* **Exercise objective**:
Exactly the lines from the one that contains "Generate a Python" to the one that contains "2.55, 2.54, 2.52, 2.52]", both lines included, should be copied, and no others.

* **Data records**:
⟨
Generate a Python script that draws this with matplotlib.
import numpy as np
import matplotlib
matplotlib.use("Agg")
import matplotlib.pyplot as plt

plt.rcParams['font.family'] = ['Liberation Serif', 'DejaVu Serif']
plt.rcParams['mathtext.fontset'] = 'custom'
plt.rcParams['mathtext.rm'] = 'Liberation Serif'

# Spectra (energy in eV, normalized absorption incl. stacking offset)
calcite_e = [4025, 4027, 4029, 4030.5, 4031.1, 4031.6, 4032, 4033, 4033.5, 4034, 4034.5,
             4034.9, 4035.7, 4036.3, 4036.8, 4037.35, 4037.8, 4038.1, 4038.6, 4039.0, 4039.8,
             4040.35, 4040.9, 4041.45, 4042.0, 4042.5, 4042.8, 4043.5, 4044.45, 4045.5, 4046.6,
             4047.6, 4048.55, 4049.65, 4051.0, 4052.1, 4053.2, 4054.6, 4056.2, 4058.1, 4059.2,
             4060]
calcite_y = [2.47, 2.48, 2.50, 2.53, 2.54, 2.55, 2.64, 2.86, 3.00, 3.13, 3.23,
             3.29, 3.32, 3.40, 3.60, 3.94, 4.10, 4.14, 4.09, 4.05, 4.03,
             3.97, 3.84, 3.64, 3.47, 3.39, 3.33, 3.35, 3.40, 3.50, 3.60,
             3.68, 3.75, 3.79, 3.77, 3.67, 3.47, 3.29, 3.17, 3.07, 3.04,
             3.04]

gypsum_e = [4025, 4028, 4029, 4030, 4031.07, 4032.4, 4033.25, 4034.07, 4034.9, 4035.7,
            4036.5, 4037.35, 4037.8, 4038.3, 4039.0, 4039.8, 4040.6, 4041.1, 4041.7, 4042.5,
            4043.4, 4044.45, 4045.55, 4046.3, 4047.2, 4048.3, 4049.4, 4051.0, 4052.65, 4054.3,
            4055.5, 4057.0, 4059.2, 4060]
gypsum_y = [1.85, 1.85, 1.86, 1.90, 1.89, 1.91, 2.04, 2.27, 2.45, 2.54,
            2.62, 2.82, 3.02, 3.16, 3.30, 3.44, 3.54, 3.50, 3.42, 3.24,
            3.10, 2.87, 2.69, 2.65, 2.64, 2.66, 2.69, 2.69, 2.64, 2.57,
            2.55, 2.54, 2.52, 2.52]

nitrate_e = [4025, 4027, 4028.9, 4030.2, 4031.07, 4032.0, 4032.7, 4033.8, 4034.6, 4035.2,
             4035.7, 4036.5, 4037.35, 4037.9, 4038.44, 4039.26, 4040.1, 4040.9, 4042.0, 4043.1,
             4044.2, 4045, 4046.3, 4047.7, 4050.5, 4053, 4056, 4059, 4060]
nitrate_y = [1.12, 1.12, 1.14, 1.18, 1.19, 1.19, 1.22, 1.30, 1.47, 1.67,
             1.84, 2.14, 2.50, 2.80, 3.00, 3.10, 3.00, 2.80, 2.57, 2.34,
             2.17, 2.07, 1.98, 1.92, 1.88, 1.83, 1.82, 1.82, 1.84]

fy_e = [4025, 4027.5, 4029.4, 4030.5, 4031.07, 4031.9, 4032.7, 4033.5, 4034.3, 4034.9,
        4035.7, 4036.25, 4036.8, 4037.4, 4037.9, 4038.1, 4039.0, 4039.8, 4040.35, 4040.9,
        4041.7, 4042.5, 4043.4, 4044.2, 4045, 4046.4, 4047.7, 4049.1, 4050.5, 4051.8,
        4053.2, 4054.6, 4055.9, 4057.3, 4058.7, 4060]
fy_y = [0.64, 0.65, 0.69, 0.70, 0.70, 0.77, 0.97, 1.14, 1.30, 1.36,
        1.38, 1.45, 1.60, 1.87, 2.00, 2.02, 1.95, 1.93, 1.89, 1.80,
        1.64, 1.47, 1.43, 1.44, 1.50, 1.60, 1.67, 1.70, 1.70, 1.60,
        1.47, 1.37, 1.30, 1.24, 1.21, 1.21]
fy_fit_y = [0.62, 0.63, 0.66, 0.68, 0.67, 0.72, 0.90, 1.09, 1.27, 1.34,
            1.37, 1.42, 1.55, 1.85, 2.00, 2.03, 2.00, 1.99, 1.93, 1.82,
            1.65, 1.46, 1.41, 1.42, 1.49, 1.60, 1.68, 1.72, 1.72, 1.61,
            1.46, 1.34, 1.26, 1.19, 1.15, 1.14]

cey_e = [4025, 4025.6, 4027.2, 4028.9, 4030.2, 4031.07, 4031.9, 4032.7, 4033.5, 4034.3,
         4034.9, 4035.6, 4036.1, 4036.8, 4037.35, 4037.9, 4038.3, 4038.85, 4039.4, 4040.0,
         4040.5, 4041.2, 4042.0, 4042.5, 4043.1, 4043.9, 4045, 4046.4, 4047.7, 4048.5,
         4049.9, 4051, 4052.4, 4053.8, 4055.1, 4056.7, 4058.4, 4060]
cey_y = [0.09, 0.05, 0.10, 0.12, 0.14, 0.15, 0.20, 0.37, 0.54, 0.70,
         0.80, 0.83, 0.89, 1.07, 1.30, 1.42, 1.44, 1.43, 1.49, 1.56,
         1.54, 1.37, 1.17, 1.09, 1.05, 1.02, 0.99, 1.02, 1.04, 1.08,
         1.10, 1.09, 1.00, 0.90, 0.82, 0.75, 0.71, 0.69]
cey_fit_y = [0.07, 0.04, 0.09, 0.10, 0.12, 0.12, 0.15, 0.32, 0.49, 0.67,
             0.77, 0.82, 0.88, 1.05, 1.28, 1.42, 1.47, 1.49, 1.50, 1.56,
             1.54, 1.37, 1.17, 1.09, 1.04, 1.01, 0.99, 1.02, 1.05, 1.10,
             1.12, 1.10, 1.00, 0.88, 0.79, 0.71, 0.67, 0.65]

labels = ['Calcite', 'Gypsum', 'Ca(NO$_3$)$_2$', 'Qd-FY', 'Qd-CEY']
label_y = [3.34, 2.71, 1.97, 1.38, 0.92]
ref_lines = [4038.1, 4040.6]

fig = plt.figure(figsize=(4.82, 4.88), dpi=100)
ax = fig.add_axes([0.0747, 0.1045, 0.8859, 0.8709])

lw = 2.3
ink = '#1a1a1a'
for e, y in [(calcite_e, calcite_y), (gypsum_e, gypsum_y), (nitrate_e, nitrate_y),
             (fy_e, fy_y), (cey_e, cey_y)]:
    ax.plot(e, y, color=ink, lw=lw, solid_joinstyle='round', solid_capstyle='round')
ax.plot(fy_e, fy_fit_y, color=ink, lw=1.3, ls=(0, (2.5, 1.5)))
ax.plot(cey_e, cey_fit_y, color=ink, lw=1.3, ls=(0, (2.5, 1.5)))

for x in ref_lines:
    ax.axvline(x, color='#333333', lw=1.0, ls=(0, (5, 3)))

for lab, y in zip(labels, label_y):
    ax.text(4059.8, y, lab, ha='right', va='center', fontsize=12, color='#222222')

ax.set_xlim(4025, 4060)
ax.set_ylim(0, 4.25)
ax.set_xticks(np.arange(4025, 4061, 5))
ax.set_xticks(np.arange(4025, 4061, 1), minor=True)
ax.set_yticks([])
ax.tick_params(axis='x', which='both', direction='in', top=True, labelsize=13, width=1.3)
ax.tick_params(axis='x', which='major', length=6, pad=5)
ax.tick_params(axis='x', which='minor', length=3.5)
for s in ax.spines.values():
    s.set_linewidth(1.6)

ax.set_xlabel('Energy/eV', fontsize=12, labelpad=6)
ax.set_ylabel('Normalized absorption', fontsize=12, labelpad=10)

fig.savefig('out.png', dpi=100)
⟩
⟨
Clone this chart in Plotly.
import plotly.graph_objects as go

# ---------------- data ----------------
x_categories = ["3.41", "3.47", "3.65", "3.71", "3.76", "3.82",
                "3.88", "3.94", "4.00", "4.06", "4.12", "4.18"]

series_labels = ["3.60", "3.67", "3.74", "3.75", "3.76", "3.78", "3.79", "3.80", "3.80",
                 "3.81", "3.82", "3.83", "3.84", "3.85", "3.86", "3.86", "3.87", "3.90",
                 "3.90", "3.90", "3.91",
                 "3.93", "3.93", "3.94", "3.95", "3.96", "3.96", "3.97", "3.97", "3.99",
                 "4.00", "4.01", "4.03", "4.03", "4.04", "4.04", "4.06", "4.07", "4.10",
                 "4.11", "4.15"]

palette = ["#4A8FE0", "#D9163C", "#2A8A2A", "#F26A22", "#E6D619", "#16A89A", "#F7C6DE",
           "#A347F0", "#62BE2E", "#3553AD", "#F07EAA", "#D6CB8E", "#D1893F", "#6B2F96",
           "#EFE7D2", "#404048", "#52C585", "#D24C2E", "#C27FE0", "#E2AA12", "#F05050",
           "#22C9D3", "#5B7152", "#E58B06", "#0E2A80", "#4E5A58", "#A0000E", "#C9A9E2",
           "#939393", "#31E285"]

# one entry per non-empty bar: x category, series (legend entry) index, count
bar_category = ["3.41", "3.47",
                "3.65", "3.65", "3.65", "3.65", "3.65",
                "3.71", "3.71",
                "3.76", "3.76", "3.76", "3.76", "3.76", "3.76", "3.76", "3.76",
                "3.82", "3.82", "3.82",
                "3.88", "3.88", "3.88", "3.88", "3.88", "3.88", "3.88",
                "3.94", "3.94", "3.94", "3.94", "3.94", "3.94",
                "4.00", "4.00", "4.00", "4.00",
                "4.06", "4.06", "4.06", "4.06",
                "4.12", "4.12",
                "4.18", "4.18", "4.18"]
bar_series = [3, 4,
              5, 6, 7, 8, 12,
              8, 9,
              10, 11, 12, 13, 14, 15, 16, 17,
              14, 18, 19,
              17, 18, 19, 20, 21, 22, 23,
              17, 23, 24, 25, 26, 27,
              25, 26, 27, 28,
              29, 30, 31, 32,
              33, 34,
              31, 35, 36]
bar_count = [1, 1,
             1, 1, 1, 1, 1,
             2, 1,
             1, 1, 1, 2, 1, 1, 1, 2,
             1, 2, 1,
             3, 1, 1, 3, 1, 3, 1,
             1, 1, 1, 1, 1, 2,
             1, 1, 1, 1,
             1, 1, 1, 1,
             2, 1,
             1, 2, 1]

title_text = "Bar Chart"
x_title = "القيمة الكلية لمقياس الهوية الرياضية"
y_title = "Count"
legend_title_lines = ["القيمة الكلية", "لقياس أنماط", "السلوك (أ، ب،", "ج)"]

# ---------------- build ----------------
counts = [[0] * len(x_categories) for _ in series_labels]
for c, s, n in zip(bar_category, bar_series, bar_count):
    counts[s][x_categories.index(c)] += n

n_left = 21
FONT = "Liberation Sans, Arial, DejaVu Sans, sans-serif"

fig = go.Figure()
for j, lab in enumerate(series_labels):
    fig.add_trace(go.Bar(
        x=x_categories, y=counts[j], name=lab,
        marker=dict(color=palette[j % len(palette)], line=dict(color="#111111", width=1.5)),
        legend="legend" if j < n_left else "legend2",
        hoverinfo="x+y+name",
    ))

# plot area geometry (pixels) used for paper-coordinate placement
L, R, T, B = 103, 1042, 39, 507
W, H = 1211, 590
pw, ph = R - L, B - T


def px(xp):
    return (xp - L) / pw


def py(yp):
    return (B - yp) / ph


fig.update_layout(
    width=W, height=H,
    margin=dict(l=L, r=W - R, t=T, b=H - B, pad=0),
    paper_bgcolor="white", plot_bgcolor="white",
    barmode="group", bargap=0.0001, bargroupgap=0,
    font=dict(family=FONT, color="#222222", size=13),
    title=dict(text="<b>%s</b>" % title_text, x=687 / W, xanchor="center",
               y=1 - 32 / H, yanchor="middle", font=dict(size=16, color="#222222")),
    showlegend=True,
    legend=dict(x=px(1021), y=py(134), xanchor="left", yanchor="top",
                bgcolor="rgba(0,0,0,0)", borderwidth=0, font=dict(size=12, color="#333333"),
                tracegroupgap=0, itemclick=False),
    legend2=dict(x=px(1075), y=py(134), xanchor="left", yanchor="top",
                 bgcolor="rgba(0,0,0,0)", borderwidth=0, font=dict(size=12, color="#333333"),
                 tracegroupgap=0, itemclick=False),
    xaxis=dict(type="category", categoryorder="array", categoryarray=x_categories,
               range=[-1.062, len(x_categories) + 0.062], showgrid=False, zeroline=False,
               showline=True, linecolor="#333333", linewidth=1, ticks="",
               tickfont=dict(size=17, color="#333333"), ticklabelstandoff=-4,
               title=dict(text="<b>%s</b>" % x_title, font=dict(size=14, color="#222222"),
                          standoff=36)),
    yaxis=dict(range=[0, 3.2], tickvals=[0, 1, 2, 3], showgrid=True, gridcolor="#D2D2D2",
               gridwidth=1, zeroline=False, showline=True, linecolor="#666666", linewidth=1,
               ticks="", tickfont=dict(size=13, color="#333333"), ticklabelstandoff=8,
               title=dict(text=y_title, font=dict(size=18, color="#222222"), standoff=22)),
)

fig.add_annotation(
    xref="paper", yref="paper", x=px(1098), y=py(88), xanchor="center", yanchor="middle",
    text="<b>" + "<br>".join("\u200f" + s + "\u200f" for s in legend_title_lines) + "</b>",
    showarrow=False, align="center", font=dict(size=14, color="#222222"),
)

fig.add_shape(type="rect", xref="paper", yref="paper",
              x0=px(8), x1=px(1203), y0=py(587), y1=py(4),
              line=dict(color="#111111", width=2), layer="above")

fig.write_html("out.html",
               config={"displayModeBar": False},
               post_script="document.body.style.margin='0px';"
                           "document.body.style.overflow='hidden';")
⟩
⟨
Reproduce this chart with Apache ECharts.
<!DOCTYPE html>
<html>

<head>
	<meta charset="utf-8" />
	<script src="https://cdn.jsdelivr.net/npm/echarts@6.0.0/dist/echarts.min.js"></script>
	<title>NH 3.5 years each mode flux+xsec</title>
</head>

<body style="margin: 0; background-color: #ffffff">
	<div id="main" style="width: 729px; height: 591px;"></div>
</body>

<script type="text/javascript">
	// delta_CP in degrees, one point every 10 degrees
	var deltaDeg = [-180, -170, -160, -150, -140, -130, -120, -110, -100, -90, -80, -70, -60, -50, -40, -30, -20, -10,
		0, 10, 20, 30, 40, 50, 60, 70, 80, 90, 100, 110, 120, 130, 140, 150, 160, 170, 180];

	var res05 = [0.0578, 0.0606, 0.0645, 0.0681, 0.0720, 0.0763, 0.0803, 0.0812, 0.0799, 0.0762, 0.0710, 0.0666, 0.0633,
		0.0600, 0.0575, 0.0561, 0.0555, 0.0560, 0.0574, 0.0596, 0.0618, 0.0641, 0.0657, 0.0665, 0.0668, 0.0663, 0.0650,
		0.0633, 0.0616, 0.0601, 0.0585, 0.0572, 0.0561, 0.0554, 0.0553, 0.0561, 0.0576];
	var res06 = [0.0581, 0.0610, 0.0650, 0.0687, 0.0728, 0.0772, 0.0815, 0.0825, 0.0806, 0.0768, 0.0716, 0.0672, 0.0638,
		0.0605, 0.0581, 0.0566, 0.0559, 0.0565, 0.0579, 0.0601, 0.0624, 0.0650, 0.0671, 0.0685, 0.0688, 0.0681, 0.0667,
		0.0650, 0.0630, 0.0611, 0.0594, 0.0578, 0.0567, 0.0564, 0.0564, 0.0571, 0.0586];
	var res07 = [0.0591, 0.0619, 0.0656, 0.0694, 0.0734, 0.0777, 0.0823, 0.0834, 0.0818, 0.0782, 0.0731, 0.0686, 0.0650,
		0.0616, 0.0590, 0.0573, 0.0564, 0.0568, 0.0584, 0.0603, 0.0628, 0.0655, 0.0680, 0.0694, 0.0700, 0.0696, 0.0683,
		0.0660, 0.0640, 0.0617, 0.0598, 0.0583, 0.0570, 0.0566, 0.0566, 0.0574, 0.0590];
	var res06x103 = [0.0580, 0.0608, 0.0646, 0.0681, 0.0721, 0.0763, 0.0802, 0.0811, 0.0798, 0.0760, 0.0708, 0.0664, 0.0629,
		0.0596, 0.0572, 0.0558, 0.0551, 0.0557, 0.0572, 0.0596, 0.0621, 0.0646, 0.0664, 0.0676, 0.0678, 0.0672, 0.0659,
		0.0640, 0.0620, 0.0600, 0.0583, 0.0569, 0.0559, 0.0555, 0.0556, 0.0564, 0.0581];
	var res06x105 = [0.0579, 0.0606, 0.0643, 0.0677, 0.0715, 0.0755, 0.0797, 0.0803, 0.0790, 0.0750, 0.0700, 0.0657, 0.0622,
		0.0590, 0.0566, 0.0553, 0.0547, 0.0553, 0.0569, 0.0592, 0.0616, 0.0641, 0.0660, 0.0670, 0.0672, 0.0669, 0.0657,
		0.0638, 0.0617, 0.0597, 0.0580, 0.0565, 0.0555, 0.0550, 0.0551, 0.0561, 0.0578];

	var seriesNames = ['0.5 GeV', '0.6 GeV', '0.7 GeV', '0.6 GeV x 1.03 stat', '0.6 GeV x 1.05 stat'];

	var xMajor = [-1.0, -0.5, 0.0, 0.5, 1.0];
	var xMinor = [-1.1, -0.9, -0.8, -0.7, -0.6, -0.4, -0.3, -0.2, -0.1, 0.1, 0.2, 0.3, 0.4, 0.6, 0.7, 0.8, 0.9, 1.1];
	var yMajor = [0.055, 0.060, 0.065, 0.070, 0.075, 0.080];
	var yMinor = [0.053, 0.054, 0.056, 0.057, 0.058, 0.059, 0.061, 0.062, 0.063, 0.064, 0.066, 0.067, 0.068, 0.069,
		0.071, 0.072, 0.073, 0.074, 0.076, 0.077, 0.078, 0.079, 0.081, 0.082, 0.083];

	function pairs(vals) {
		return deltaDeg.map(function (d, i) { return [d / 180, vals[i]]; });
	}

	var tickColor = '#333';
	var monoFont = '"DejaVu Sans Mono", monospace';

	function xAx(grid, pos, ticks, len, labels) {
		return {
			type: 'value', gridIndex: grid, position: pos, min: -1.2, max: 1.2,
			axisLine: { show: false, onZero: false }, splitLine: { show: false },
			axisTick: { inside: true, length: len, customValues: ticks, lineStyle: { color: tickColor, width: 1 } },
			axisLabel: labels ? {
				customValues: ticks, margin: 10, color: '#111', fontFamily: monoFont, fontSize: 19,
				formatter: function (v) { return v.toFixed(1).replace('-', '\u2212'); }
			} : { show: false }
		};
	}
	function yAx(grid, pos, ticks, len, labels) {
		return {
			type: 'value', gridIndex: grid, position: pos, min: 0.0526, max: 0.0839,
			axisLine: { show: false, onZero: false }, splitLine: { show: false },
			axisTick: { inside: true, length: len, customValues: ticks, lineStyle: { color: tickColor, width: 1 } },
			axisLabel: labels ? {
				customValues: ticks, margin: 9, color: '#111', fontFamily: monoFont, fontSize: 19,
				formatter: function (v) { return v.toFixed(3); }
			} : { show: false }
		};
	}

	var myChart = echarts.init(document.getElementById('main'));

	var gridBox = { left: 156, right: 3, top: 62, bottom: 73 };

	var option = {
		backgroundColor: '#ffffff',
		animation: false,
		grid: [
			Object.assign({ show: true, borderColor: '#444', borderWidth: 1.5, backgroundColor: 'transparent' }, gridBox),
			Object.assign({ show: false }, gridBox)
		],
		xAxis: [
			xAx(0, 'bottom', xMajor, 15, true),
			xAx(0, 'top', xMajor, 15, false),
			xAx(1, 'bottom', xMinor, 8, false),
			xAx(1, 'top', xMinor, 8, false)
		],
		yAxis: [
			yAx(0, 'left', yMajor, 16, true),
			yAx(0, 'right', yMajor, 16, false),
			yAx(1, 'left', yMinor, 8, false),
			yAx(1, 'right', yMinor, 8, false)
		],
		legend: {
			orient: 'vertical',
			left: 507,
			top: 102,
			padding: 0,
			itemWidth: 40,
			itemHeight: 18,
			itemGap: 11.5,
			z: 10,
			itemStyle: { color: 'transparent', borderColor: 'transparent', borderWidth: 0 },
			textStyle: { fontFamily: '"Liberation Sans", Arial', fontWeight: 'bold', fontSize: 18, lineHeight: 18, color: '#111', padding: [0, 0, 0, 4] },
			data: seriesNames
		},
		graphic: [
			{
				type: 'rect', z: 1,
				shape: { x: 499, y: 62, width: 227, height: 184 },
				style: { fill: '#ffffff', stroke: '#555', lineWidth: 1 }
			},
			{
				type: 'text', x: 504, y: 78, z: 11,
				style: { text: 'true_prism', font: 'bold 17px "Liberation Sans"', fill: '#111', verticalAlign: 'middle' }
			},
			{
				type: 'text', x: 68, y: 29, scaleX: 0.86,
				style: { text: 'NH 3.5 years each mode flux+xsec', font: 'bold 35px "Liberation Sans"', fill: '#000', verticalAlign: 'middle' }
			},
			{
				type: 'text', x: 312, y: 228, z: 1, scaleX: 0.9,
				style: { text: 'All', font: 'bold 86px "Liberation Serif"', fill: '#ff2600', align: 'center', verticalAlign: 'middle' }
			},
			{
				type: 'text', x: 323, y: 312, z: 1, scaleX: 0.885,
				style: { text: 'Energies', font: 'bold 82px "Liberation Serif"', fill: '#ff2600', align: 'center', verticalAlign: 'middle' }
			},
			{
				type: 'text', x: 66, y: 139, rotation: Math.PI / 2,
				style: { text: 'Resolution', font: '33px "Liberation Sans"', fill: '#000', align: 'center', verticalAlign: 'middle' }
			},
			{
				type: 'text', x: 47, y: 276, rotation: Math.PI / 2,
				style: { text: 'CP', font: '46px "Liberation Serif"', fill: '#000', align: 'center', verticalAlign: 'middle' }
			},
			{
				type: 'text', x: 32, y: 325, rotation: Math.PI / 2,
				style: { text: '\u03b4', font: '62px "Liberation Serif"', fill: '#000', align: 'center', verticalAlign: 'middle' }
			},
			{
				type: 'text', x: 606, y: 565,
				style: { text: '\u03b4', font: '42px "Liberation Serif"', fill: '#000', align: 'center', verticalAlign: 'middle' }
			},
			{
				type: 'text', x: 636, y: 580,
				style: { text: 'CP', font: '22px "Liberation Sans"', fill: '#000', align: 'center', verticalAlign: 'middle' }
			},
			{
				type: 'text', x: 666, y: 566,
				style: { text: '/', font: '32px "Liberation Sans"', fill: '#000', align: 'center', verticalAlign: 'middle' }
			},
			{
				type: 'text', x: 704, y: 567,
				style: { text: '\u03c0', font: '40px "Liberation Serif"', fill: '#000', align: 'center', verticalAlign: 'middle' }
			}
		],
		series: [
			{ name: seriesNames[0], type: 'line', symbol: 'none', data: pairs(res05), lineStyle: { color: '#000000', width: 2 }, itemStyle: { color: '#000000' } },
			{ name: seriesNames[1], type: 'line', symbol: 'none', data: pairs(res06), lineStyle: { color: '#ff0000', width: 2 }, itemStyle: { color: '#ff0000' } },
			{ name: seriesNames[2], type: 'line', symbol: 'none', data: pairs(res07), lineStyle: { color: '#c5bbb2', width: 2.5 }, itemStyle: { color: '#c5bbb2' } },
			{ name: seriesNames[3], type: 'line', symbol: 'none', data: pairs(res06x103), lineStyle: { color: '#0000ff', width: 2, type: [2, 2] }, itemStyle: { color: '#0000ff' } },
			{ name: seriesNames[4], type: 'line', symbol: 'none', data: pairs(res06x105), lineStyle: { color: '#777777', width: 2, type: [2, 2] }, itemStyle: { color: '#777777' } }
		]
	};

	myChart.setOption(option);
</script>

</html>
⟩
* **Output of the exercise**:
Generate a Python script that draws this with matplotlib.
import numpy as np
import matplotlib
matplotlib.use("Agg")
import matplotlib.pyplot as plt

plt.rcParams['font.family'] = ['Liberation Serif', 'DejaVu Serif']
plt.rcParams['mathtext.fontset'] = 'custom'
plt.rcParams['mathtext.rm'] = 'Liberation Serif'

# Spectra (energy in eV, normalized absorption incl. stacking offset)
calcite_e = [4025, 4027, 4029, 4030.5, 4031.1, 4031.6, 4032, 4033, 4033.5, 4034, 4034.5,
             4034.9, 4035.7, 4036.3, 4036.8, 4037.35, 4037.8, 4038.1, 4038.6, 4039.0, 4039.8,
             4040.35, 4040.9, 4041.45, 4042.0, 4042.5, 4042.8, 4043.5, 4044.45, 4045.5, 4046.6,
             4047.6, 4048.55, 4049.65, 4051.0, 4052.1, 4053.2, 4054.6, 4056.2, 4058.1, 4059.2,
             4060]
calcite_y = [2.47, 2.48, 2.50, 2.53, 2.54, 2.55, 2.64, 2.86, 3.00, 3.13, 3.23,
             3.29, 3.32, 3.40, 3.60, 3.94, 4.10, 4.14, 4.09, 4.05, 4.03,
             3.97, 3.84, 3.64, 3.47, 3.39, 3.33, 3.35, 3.40, 3.50, 3.60,
             3.68, 3.75, 3.79, 3.77, 3.67, 3.47, 3.29, 3.17, 3.07, 3.04,
             3.04]

gypsum_e = [4025, 4028, 4029, 4030, 4031.07, 4032.4, 4033.25, 4034.07, 4034.9, 4035.7,
            4036.5, 4037.35, 4037.8, 4038.3, 4039.0, 4039.8, 4040.6, 4041.1, 4041.7, 4042.5,
            4043.4, 4044.45, 4045.55, 4046.3, 4047.2, 4048.3, 4049.4, 4051.0, 4052.65, 4054.3,
            4055.5, 4057.0, 4059.2, 4060]
gypsum_y = [1.85, 1.85, 1.86, 1.90, 1.89, 1.91, 2.04, 2.27, 2.45, 2.54,
            2.62, 2.82, 3.02, 3.16, 3.30, 3.44, 3.54, 3.50, 3.42, 3.24,
            3.10, 2.87, 2.69, 2.65, 2.64, 2.66, 2.69, 2.69, 2.64, 2.57,
            2.55, 2.54, 2.52, 2.52]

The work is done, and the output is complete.